▶ Your instructions: What number of lines hold the word "this"? State that number and nothing besides.

▶ Input records:

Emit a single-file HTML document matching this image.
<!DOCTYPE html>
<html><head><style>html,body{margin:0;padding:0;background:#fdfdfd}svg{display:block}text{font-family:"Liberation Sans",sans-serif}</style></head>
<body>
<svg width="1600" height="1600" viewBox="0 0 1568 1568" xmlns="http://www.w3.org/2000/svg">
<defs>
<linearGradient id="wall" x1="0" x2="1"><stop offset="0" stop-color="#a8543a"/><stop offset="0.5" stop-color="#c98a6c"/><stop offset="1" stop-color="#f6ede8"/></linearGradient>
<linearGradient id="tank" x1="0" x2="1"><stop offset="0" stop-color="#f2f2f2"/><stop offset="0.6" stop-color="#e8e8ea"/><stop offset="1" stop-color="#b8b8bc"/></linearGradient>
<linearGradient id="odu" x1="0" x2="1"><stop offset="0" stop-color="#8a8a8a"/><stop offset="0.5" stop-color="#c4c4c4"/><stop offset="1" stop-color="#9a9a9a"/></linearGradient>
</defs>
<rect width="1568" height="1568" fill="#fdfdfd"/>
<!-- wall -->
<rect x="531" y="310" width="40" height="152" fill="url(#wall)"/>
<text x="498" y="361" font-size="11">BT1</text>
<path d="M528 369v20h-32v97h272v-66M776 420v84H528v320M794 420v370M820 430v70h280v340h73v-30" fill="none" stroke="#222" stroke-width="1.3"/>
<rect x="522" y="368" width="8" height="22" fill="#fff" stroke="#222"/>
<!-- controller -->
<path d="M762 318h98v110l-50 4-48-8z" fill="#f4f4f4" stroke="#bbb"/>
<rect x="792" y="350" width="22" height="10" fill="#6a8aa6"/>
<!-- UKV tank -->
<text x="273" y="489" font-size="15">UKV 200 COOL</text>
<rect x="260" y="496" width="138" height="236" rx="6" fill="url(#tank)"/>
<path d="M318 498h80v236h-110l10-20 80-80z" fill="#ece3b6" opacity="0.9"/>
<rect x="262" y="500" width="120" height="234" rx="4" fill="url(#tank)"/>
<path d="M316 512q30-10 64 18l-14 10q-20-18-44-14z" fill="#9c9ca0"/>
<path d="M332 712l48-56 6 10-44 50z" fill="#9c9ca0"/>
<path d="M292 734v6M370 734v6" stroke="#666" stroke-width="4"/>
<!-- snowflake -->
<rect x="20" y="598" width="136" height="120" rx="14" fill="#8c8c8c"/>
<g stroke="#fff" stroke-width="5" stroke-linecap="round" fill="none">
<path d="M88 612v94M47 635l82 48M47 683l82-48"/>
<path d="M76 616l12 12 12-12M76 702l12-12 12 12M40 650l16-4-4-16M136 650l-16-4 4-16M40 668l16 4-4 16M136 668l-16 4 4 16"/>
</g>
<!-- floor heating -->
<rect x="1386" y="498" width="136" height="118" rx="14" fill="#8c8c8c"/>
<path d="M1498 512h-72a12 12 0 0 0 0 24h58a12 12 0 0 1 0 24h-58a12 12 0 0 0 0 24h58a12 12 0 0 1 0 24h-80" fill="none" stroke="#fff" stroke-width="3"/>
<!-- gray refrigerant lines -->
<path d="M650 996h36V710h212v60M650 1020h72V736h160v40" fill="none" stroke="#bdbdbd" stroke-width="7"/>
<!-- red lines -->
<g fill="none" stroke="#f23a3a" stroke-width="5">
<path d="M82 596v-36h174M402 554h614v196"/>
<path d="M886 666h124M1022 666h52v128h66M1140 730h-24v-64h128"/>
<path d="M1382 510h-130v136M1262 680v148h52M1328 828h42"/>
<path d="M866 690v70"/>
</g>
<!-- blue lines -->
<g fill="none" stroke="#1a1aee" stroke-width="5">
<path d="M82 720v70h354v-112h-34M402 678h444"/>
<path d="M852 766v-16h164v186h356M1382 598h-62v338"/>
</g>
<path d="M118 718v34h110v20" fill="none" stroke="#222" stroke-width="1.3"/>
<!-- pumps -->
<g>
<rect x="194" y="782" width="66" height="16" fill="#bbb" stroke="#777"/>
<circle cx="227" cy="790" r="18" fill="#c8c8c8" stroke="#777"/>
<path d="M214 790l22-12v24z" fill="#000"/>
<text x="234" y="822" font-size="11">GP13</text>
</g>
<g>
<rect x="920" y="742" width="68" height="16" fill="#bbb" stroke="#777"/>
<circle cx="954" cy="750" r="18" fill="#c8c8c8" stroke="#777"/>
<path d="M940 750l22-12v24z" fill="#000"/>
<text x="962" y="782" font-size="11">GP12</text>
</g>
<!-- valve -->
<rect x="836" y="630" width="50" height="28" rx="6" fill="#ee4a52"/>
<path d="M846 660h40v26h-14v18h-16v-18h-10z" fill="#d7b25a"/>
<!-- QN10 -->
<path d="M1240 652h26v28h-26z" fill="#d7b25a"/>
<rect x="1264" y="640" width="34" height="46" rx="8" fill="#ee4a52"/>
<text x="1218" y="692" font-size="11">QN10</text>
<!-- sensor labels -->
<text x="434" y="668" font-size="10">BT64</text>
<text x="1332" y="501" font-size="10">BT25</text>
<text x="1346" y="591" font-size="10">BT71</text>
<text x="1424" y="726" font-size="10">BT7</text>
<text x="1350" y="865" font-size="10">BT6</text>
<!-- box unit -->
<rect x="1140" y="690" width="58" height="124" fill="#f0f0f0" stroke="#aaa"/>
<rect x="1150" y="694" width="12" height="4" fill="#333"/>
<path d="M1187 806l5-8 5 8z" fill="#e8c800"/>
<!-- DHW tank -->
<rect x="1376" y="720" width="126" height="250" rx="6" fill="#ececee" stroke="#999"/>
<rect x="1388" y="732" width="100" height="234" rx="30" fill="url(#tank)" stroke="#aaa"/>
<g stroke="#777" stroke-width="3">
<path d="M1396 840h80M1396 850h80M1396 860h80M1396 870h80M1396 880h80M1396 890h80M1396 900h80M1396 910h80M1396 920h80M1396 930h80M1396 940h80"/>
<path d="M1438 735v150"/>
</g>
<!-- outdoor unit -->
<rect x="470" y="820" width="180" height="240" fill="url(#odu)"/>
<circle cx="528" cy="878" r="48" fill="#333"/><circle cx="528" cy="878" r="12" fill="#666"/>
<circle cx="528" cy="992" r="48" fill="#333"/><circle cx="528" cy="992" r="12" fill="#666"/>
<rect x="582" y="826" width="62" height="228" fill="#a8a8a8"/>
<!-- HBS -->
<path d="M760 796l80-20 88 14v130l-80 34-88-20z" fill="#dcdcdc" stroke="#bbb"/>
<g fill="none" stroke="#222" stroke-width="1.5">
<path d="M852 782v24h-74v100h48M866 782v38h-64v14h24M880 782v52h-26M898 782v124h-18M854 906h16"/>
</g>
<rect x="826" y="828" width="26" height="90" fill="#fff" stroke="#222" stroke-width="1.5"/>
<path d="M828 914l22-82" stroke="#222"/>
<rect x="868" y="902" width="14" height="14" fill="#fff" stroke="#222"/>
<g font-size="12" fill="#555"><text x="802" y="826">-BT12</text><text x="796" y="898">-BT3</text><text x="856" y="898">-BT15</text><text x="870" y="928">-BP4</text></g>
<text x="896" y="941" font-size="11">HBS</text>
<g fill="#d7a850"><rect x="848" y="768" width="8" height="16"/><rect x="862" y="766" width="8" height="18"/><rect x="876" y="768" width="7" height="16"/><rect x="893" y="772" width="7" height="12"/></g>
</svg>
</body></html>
...
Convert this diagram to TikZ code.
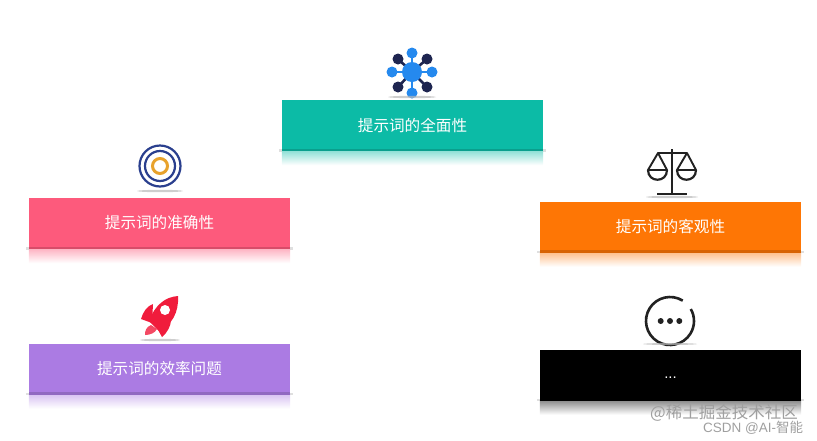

▶ Task answer: 2